Of course that there are some simplifications in this novel. When two planets, Iskat and Thea, are described, it’s more like planets=ethnic groups/nations. It seems to me also that Iskat, with its cool snowy climate, has some vibes of LeGuin’s Gethen, if Gethen was basically the planet of one state and nation, which it isn’t, because, after all, politics in “Left Hand of Darkness” is more complicated than in “Winter’s Orbit”. However, Everina Maxwell’s novel is by no means the only one which handles ethnicity in science fiction in an oversimplified way, so I cannot blame her, honestly. The mood there is enough. Iskat is cool and snowy, and Thea is beautiful and green. Got it.

Not to mention that beside stock elements (an interplanetary Emperor, a clan-based society on Thea, a big galactic association) there are more original bits to this novel. Some artifacts Maxwell describes are uncanny and thought-provoking, just as the merge of science and psionic powers which appears atbthe climax of the story. And the main intrigue isn’t as predictable as you may think, although Taam Was Abusive wasn’t that hard to guess out. But the political part of the stuff? Here it gets more unexpected and I definetely appreciate that. And the scientific parts aren’t sterile or boring. Whatever happens in the novel, you can easily imagine it. It’s a human, lush space opera, not a cold image of a distant futuristic setting. It’s something you can recognize from “Star Wars” or “Star Trek”, but on a smaller scale, and I think that the fact that Everina Maxwell has added the whole thread of media and its reactions is also interesting. In science fiction and fantasy books, what the public thinks and how it reacts is often eaither skipped or exaggerated. In “Winter’s Orbit”, it’s believable, even if you get an impression of reading a bunch of contemporary gossips headlines. If that’s a comment on our culture, I appreciate it.

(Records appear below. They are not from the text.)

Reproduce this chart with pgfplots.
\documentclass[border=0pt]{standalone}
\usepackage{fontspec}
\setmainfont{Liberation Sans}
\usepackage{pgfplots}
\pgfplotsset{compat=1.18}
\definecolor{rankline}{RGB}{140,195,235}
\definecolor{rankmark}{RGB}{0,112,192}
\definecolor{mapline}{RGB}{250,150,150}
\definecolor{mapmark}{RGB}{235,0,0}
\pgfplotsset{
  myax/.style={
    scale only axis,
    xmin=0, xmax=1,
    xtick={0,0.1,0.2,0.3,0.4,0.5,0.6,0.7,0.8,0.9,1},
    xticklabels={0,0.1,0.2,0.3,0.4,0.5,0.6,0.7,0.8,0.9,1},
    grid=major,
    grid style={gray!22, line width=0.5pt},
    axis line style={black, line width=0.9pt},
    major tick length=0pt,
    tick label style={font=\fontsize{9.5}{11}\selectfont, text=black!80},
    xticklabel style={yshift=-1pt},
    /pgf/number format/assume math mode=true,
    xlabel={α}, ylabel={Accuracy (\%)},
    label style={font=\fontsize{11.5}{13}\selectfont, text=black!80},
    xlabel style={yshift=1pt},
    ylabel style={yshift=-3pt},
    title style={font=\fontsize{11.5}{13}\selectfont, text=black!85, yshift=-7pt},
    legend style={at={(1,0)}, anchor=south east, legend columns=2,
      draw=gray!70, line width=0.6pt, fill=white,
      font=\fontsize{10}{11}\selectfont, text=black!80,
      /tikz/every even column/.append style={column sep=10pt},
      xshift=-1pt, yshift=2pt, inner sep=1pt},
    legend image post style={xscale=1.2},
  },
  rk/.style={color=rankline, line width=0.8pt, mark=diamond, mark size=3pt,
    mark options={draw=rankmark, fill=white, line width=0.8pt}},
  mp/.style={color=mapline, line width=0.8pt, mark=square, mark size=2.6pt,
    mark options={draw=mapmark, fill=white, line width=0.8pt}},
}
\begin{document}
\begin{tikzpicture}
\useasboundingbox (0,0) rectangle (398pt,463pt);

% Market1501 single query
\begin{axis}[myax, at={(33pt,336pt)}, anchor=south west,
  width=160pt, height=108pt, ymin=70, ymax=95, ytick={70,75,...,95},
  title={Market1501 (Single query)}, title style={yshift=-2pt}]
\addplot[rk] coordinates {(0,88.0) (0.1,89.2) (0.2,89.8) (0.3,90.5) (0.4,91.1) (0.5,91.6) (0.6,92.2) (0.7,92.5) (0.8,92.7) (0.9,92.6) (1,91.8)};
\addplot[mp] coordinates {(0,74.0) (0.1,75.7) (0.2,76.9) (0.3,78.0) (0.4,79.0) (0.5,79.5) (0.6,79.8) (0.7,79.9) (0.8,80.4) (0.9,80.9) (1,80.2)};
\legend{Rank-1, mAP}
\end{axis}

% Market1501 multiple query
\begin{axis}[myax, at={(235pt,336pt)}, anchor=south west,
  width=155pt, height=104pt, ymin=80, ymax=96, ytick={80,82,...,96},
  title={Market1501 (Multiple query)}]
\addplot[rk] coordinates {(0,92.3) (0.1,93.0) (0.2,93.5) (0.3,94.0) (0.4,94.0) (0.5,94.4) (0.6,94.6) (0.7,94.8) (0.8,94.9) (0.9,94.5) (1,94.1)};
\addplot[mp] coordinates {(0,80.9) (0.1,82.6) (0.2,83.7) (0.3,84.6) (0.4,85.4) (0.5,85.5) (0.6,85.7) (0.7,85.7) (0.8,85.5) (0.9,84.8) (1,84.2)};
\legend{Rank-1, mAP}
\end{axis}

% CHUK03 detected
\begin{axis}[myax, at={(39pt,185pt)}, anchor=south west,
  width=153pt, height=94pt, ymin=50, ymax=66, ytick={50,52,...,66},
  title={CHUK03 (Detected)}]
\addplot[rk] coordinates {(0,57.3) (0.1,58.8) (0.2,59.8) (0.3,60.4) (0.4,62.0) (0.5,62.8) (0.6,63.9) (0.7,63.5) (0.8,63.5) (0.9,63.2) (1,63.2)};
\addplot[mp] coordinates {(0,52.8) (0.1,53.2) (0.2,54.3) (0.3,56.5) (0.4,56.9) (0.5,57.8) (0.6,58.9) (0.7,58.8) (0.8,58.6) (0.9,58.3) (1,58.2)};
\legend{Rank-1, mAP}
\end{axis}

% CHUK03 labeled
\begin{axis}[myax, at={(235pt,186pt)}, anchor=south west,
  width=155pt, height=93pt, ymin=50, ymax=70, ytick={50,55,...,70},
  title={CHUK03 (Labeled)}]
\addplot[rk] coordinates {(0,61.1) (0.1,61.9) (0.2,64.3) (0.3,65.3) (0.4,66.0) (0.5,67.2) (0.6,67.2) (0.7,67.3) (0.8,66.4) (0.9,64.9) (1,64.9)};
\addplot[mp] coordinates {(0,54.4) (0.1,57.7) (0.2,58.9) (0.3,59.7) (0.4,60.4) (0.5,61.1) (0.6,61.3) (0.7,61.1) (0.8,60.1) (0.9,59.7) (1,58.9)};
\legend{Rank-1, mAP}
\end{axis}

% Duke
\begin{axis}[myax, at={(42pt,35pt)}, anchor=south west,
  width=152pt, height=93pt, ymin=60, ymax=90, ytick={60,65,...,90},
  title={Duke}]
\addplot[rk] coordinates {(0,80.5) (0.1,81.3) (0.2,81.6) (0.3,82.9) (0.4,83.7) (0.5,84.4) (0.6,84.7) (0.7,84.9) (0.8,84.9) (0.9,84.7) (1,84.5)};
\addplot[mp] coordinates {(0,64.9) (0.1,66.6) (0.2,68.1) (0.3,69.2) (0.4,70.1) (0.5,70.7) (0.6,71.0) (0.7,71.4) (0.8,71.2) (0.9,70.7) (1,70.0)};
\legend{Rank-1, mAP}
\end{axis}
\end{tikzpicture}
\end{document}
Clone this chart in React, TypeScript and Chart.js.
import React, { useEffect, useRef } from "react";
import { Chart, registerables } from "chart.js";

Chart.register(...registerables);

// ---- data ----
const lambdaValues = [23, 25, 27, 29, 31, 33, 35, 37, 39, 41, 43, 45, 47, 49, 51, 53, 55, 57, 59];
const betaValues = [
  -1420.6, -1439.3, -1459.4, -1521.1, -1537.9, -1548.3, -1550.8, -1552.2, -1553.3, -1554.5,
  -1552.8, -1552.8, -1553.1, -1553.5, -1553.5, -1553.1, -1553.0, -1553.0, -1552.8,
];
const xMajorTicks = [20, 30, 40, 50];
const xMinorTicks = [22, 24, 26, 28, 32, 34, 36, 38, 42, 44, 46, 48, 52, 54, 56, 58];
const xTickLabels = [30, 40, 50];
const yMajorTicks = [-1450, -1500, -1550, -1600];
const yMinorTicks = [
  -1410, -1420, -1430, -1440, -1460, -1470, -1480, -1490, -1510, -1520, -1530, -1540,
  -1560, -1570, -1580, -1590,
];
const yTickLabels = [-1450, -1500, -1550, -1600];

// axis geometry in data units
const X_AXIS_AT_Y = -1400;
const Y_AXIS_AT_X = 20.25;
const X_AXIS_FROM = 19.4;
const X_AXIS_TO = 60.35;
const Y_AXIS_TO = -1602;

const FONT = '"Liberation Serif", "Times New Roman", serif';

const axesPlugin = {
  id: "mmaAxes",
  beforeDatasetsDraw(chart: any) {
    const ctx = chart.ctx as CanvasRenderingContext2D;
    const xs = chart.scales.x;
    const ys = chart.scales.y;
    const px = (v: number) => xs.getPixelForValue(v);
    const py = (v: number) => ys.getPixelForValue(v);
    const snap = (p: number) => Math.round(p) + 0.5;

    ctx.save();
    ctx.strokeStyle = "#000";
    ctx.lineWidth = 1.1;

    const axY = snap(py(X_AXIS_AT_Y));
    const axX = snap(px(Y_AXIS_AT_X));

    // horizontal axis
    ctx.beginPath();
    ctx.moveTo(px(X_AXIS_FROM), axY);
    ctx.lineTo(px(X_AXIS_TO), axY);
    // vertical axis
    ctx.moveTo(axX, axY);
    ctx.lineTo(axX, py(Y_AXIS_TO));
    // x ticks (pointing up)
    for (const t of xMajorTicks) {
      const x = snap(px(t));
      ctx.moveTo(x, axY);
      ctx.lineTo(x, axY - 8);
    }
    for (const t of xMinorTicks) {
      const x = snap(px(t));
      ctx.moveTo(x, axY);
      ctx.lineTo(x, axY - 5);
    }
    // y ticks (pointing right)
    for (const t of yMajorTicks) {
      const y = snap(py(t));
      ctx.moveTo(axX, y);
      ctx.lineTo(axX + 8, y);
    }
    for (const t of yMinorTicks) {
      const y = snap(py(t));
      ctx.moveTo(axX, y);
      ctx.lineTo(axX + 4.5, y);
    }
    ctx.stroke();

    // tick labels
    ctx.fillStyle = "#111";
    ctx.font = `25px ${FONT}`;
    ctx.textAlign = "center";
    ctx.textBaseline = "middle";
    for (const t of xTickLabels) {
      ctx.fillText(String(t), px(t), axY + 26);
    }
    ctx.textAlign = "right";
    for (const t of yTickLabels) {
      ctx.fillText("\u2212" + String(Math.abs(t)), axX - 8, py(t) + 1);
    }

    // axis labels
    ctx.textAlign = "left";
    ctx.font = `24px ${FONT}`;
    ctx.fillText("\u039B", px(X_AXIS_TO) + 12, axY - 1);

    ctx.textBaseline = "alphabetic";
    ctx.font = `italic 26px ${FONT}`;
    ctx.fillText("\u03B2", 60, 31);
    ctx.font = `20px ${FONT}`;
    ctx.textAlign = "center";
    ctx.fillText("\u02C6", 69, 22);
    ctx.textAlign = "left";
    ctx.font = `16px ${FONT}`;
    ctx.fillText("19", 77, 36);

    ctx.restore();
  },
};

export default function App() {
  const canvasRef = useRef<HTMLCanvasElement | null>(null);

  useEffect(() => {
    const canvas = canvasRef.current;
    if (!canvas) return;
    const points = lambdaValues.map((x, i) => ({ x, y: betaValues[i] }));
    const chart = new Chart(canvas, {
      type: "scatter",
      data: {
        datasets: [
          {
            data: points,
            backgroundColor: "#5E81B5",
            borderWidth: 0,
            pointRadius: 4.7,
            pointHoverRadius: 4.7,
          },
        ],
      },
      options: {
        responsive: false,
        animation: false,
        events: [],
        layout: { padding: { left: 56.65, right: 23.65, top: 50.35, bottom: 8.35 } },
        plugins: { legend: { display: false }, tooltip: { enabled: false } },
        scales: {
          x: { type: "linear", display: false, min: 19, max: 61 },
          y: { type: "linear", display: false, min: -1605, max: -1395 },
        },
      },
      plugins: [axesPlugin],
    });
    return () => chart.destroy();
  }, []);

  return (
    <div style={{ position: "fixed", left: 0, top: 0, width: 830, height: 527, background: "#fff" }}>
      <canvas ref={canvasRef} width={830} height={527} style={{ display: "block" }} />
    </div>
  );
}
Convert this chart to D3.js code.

And well, there are characters, characters who are just lovable. Kiem is kind and awkward in turn, Jainan is your reserved intellectual type with Painful Mysteries. I’ve seen it many times, in both queer and straight romance, but those two neither fall into some binary stereotypes (like, ekhm, seme and uke, don’t even ask if you haven’t heard of those terms) nor they are overdrawn. They are easy to like and easy to relate, and their romance is convincing and slow-burning. It’s funny, it’s poignant, it’s touching. It’s just as a love story should be. And if you think that a widowed guy falling in mere weeks for another one is improbable and actually all but a slow burning relationship, it’ll become probable and understandable once you’ve read the whole book.

However, I have one complaint on this book, and on many other contemporary science fiction books. For when they fall into “feudal future” trope, they really mean it. “Winter’s Orbit” is a book about queer people and people of colour, and about abuse-survivors, and that’s fine, that’s great. But ordinary people here are on the backstage. There’s Bel, Kiem’s helpmate, and she is surely a well-drawn character, but do we know a lot about her backstory beside that she was born on a planet of literal gang-raiders? And well, those people aren’t ordinary, We don’t learn anything how the common inhabitants of Thea and Iskat live, and who actually provides for the royalty of the empire. And because the world surrounding the protagonists is futuristic, we aren’t bothered with the question of who works for the “well-born” ones, either. That’s really sad, but I don’t think that Everina Maxwell is classist on purpose. We are all a product of a neoliberal society, we are told that social class doesn’t matter, and one can see this conviction popping out from time to time in the very construction of many works of speculative fiction.

But, again, many books which pretended to be more complicated and elaborate than a funny and poignant space opera-queer romance have had the same problem. So, how can I blame Everina Maxwell while her novel is so… nice? So unaffectedly nice without toxic or problematic elements? It’s a charming tale of love, friendship, and interplanetry wonders, and I highly encourage you to read it!